PDA

View Full Version : Session ID Removal


SEOMalc
09-13-2006, 11:55 AM
Good Afternoon,

I am trying to assist a client in removing session IDs based on the user.

I understand the premise having read many vague answers on random SEO company websites but have been unable to find any actual coding examples.

Could anyone point me in the right direction for details on how to check if the user is Googlebot etc and remove the session ID if it is.

The client is using JSP but I am pretty sure I could get the gist from almost any language (please not BBC Basic).

Many thanks

SEOMalc.

tonerman
10-13-2006, 12:19 AM
If you don't want the session ids then you sound like you don't want Googlebot to spider dynamic data. If that is true then you can use the google robots.txt extensions and put

User-agent: Googlebot
Disallow: /*?

in your robots.txt file. That will stop Googlebot from indexing any page with a "?" in the URL. I have learned that if you put a user agent: Googlebot in your robots.txt data you have to copy all your User-agent: * lines under Googlebot also - else it seems to ignore anything not within the Googlebot user agent section.

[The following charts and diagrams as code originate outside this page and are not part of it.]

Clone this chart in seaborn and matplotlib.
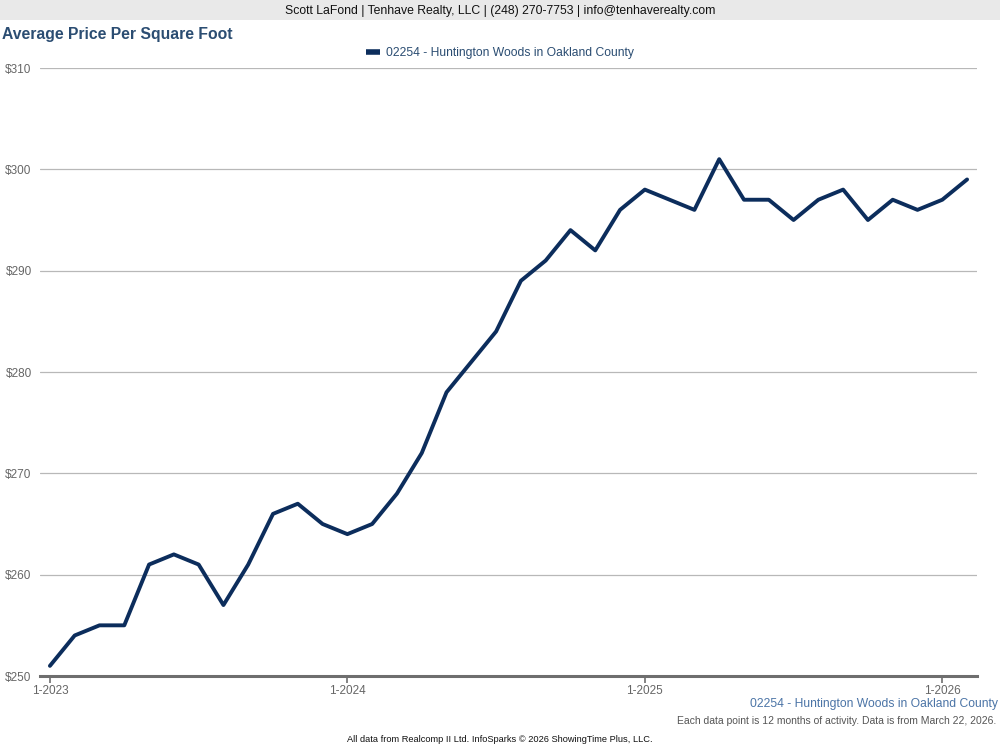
import matplotlib
matplotlib.use("Agg")
import matplotlib.pyplot as plt
import seaborn as sns
import pandas as pd
import numpy as np

months = [f"{m}-{y}" for y in (2023, 2024, 2025) for m in range(1, 13)] + ["1-2026", "2-2026"]
price = [251, 254, 255, 255, 261, 262, 261, 257, 261, 266, 267, 265,
         264, 265, 268, 272, 278, 281, 284, 289, 291, 294, 292, 296,
         298, 297, 296, 301, 297, 297, 295, 297, 298, 295, 297, 296,
         297, 299]
series_name = "02254 - Huntington Woods in Oakland County"
yticks = [250, 260, 270, 280, 290, 300, 310]
xtick_labels = ["1-2023", "1-2024", "1-2025", "1-2026"]

df = pd.DataFrame({"idx": np.arange(len(months)), "month": months, "price": price,
                   "series": series_name})

sns.set_style("white")
plt.rcParams['font.family'] = ['Liberation Sans', 'DejaVu Sans']

fig = plt.figure(figsize=(10, 7.5), dpi=100)
# header band
fig.patches.append(matplotlib.patches.Rectangle((0, 1 - 20/750), 1, 20/750, transform=fig.transFigure,
                                                 facecolor="#e9e9e9", edgecolor="none", zorder=0))
fig.text(0.5, 1 - 11/750, "Scott LaFond | Tenhave Realty, LLC | (248) 270-7753 | info@tenhaverealty.com",
         ha="center", va="center", fontsize=8.85, color="#111111")
fig.text(0.002, 1 - 35/750, "Average Price Per Square Foot", ha="left", va="center",
         fontsize=11.3, fontweight="bold", color="#2b4d72")

ax = fig.add_axes([40/1000, 1 - 676/750, 937/1000, (676 - 68)/750])
sns.lineplot(data=df, x="idx", y="price", ax=ax, color="#0c2d5c", linewidth=2.8,
             legend=False, zorder=3)

ax.set_xlim(-0.4, 37.4)
ax.set_ylim(250, 310)
ax.set_yticks(yticks)
ax.set_yticklabels([f"${v}" for v in yticks])
ax.set_xticks([0, 12, 24, 36])
ax.set_xticklabels(xtick_labels)
ax.set_xlabel("")
ax.set_ylabel("")
for v in yticks[1:]:
    ax.axhline(v, color="#b8b8b8", linewidth=0.9, zorder=1)
for s in ["top", "right", "left"]:
    ax.spines[s].set_visible(False)
ax.spines["bottom"].set_color("#6e6e6e")
ax.spines["bottom"].set_linewidth(2.2)
ax.tick_params(axis="y", length=0, pad=6, labelsize=8.5, labelcolor="#666666")
ax.tick_params(axis="x", length=5, width=1.2, color="#6e6e6e", pad=1.5, labelsize=8.5,
               labelcolor="#666666", direction="out", bottom=True)
ax.set_facecolor("white")

# legend
leg_handle = matplotlib.lines.Line2D([], [], color="#0c2d5c", linewidth=4, solid_capstyle="butt")
fig.legend([leg_handle], [series_name], loc="center", bbox_to_anchor=(0.5, 1 - 53/750),
           frameon=False, fontsize=8.7, handlelength=1.2, handletextpad=0.5,
           labelcolor="#2b4d72")

fig.text(0.998, 1 - 704/750, series_name, ha="right", va="center", fontsize=8.7, color="#4b74a6")
fig.text(0.996, 1 - 721/750, "Each data point is 12 months of activity. Data is from March 22, 2026.",
         ha="right", va="center", fontsize=7.45, color="#555555")
fig.text(0.5, 1 - 740/750, "All data from Realcomp II Ltd. InfoSparks © 2026 ShowingTime Plus, LLC.",
         ha="center", va="center", fontsize=6.7, color="#111111")

fig.savefig("out.png", dpi=100)
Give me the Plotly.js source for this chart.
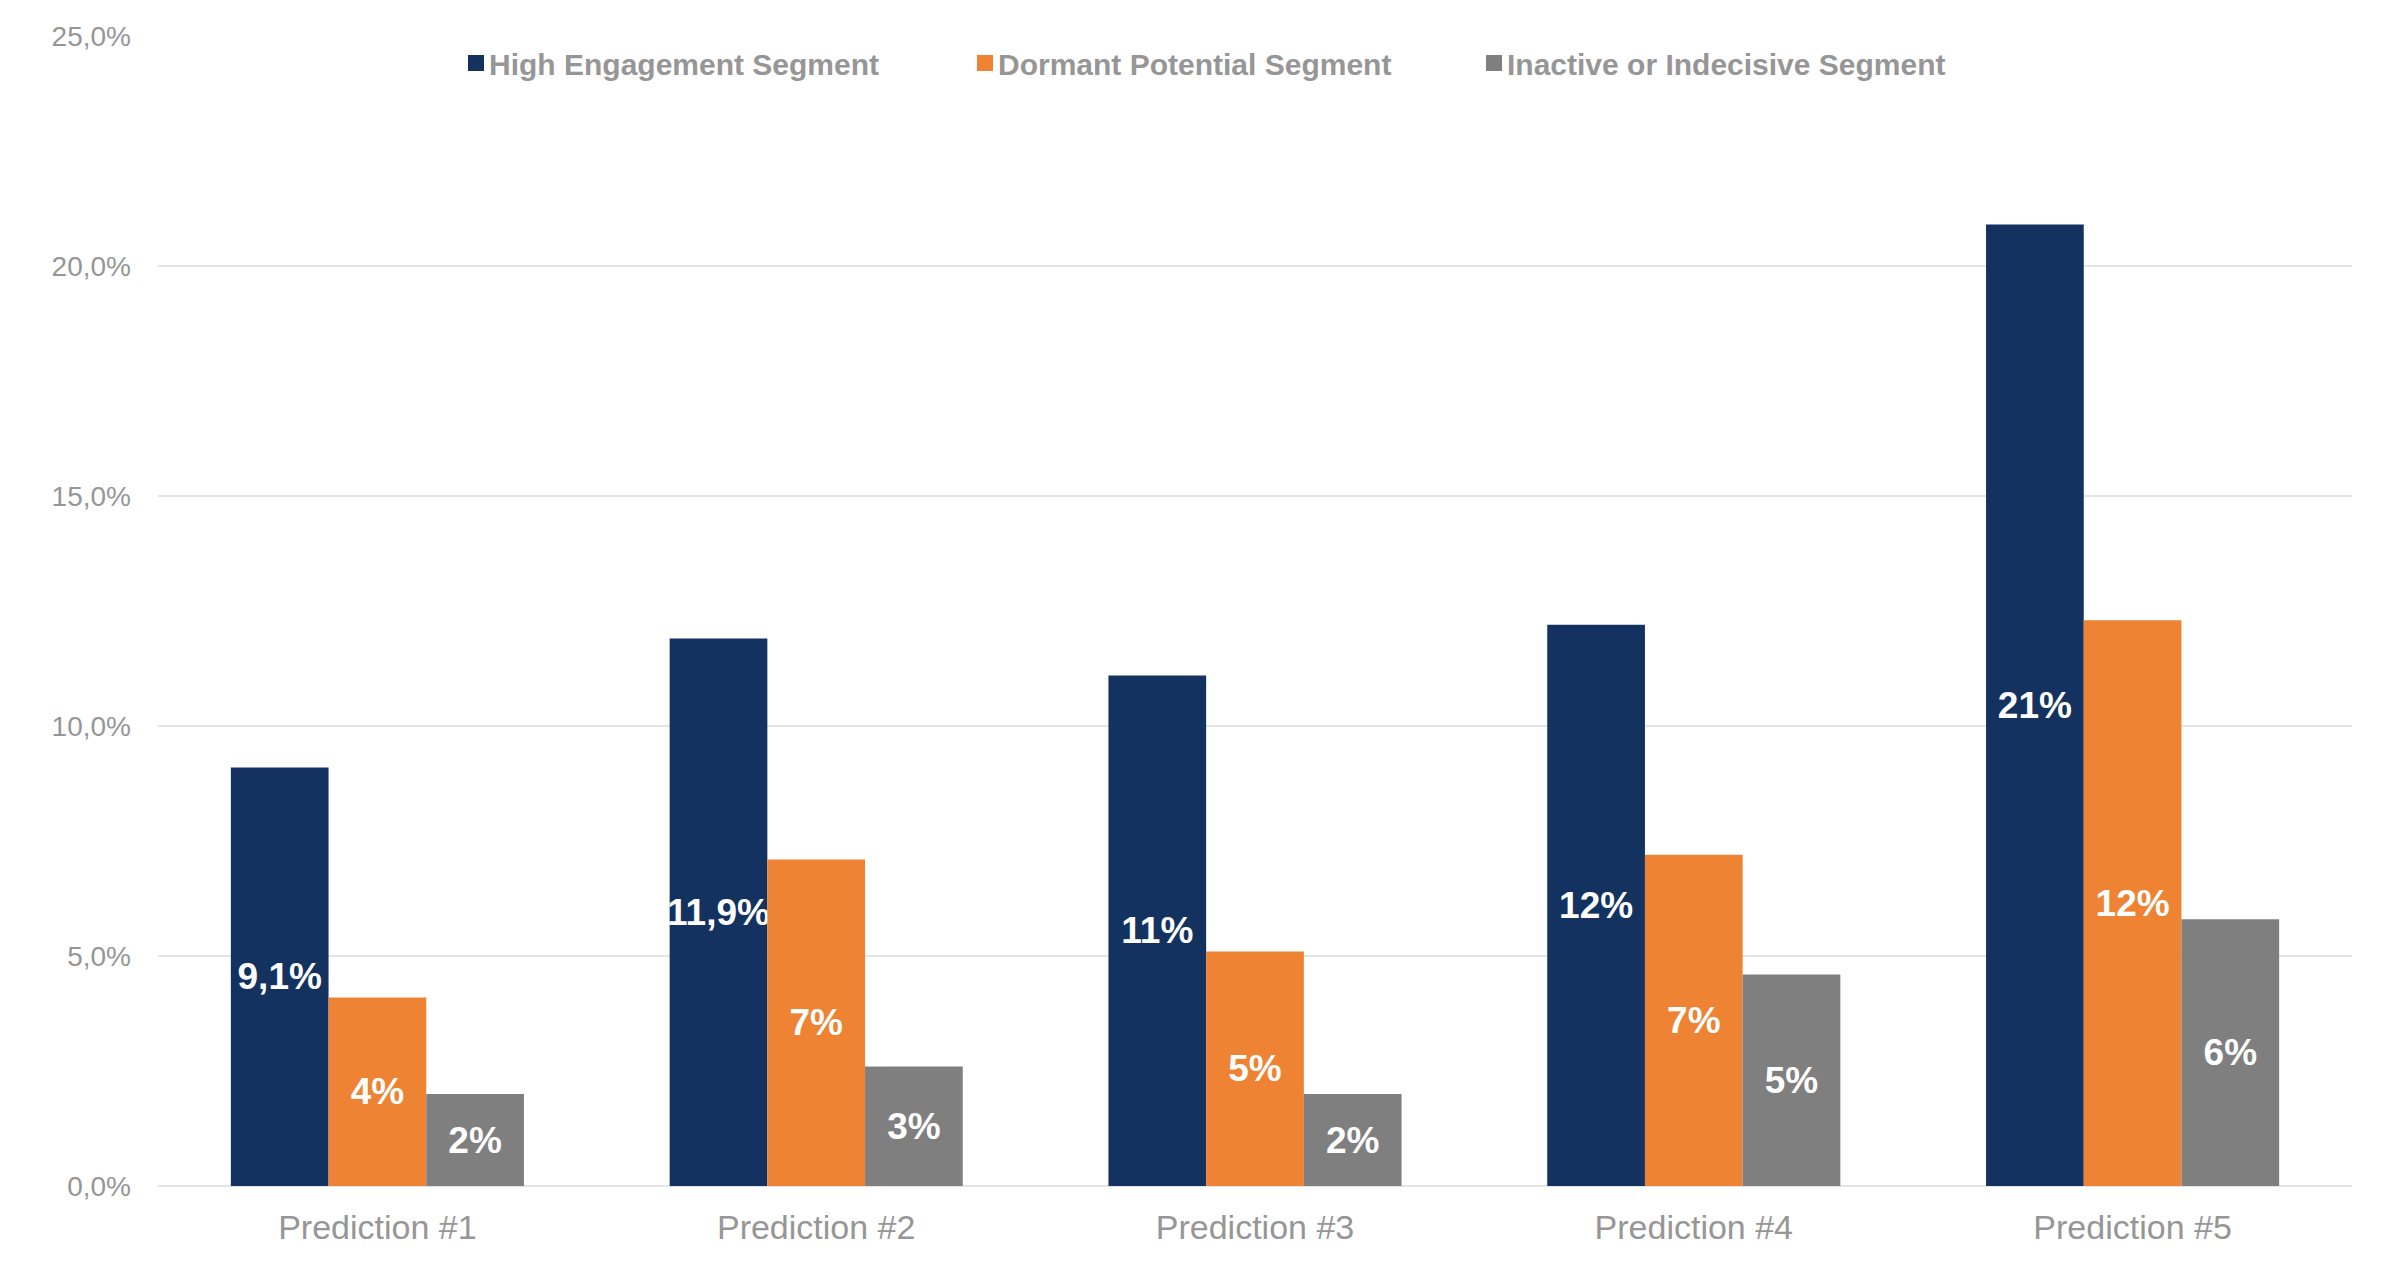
<!DOCTYPE html>
<html>
<head>
<meta charset="utf-8">
<script src="https://cdn.plot.ly/plotly-3.0.1.min.js"></script>
<style>
  html, body { margin: 0; padding: 0; background: #ffffff; }
  #chart { width: 2406px; height: 1280px; }
</style>
</head>
<body>
<div id="chart"></div>
<script>
const categories = ["Prediction #1", "Prediction #2", "Prediction #3", "Prediction #4", "Prediction #5"];

const seriesNames = ["High Engagement Segment", "Dormant Potential Segment", "Inactive or Indecisive Segment"];

const highEngagement = [9.1, 11.9, 11.1, 12.2, 20.9];
const dormantPotential = [4.1, 7.1, 5.1, 7.2, 12.3];
const inactiveIndecisive = [2.0, 2.6, 2.0, 4.6, 5.8];

const highEngagementLabels = ["9,1%", "11,9%", "11%", "12%", "21%"];
const dormantPotentialLabels = ["4%", "7%", "5%", "7%", "12%"];
const inactiveIndecisiveLabels = ["2%", "3%", "2%", "5%", "6%"];

const yTickValues = [0, 5, 10, 15, 20, 25];
const yTickLabels = ["0,0%", "5,0%", "10,0%", "15,0%", "20,0%", "25,0%"];

const colors = ["#14325F", "#ED8333", "#7F7F7F"];

const FONT = "Liberation Sans, Arial, Helvetica, sans-serif";

function barTrace(name, values, labels, color) {
  return {
    type: "bar",
    name: name,
    x: categories,
    y: values,
    text: labels,
    textposition: "inside",
    insidetextanchor: "middle",
    textangle: 0,
    constraintext: "none",
    insidetextfont: { family: FONT, size: 37, color: "#ffffff", weight: "bold" },
    marker: { color: color, line: { width: 0 } },
    hoverinfo: "x+y+name"
  };
}

const data = [
  barTrace(seriesNames[0], highEngagement, highEngagementLabels, colors[0]),
  barTrace(seriesNames[1], dormantPotential, dormantPotentialLabels, colors[1]),
  barTrace(seriesNames[2], inactiveIndecisive, inactiveIndecisiveLabels, colors[2])
];

const layout = {
  width: 2406,
  height: 1280,
  margin: { l: 158, r: 54, t: 36, b: 94, pad: 0 },
  paper_bgcolor: "#ffffff",
  plot_bgcolor: "#ffffff",
  separators: ",.",
  barmode: "group",
  bargap: 0.332,
  bargroupgap: 0,
  font: { family: FONT, color: "#969696" },
  showlegend: true,
  legend: {
    orientation: "h",
    x: (449 - 158) / 2194,
    xanchor: "left",
    y: (1186 - 63) / 1150,
    yanchor: "middle",
    bgcolor: "rgba(0,0,0,0)",
    borderwidth: 0,
    entrywidth: 464,
    entrywidthmode: "pixels",
    font: { family: FONT, size: 30, color: "#969696", weight: "bold" },
    traceorder: "normal"
  },
  xaxis: {
    type: "category",
    showgrid: false,
    showline: false,
    zeroline: false,
    ticks: "",
    tickfont: { family: FONT, size: 34, color: "#969696" },
    ticklabelstandoff: 18
  },
  yaxis: {
    range: [0, 25],
    tickvals: yTickValues,
    ticktext: yTickLabels,
    showgrid: true,
    gridcolor: "#e4e4e4",
    gridwidth: 1.5,
    zeroline: true,
    zerolinecolor: "#e4e4e4",
    zerolinewidth: 1.5,
    showline: false,
    ticks: "",
    tickfont: { family: FONT, size: 28, color: "#969696" },
    ticklabelstandoff: 26
  }
};

Plotly.newPlot("chart", data, layout, { displayModeBar: false, staticPlot: true }).then(function (gd) {
  gd.querySelectorAll(".legend .traces .legendpoints path").forEach(function (p) {
    p.setAttribute("transform", "translate(27,0) scale(1.333)");
  });
});
</script>
</body>
</html>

Matt Cutts also advised that every website have a sitemap with static links to every page.

We did what you want to do with mod-rewrite (strip out session id and other dynamic stuff in the url that displayed), but I didn't code it so I can't tell you how.

SEOMalc
10-13-2006, 05:14 AM
The issue was more that Google was having trouble indexing the site possibly due to the URLs changing each visit due to a new session ID being tagged on i.e.

blah.com/page.html?sid=127y3747t5t65345
blah.com/page.html?sid=45n78gn7hr7h5h51

etc.

The solution we came up with in the end was to modify how session IDs were assigned. We know have it so that if the User Agent matches any of the records in a list we have produced, no session ID is generated so the URLs are always the same. Means we have to keep on top of any User Agent changes but seems to work fine.

htaccesselite
11-03-2006, 09:14 PM
The way I am currently using is to remove SID for all users, just using php.ini

[Session]
session.save_handler = files
session.save_path = "/tmp"
session.use_cookies = 1
session.use_only_cookies = 1
session.name = PHPSESSID
session.auto_start = 0
session.cookie_lifetime = 6000
session.cookie_path = /
session.cookie_domain = htaccesselite.com
session.serialize_handler = php
session.gc_probability = 1
session.gc_divisor = 1000
session.gc_maxlifetime = 1440
session.bug_compat_42 = 0
session.bug_compat_warn = 1
session.referer_check =
session.entropy_length = 0
session.entropy_file =
session.cache_limiter = none
session.cache_expire = 180
session.use_trans_sid = 0
session.hash_function = 0
session.hash_bits_per_character = 5
url_rewriter.tags = ""


php.ini configuration (http://www.php.net/manual/en/configuration.php#70854)

How to do this on Powweb type hosts:

http://www.htaccesselite.com/htaccess/multiple-custom-php-ini-vt25.html

panana
11-28-2006, 06:23 PM
Aloha -

Great thread. I am dealing with a client who is using session ids that are particularly messy. I finally got them to fix it so that the session ids weren't added to an URL until a visitor logs in or adds something to his cart. We also added a sitemap with the static URLs, of course.

The first problem is that Yahoo has already cataloged URLs with session ids, which I want to get out of their database. How do I get them out of the Yahoo database? I'm concerned that these dynamic URLs are not only weaker candidates for ranking, they also might cause a duplicate content penalty.

I considered such things as making a blank page with the dynamic/session iid URL of the page in Yahoo and doing a 301 redirect to the static. Unfortunately, that doesn't seem to be allowed by the server/host. You just can't upload a page with an URL like that, as I found out.

I can't do a blanket redirect, because the Session IDs are needed for visitors making a purchase. I just want to tell Yahoo to use the static URL and drop the dynamic one.

We put in the robots.txt file a command to ignore dynamic URLs. But, my impression is that this will not affect dynamic pages already in the search engine index. Clicking on the dynamic URL's listing in Yahoo brings up a page, so if it isn't changed, that page will stay in Yahoo I assume.

Working with the webmaster is difficult, so using their help and greater programming knowledge is not an immediately open option.

I looked around for a solution to this, but most answers revolved around the idea that 'the page will end up a 404 and be dropped eventually', which doesn' seem to be the case here.

If I'm missing something obvious, put it down to overwork and holiday stress. Thanks for any help you can give me -

jon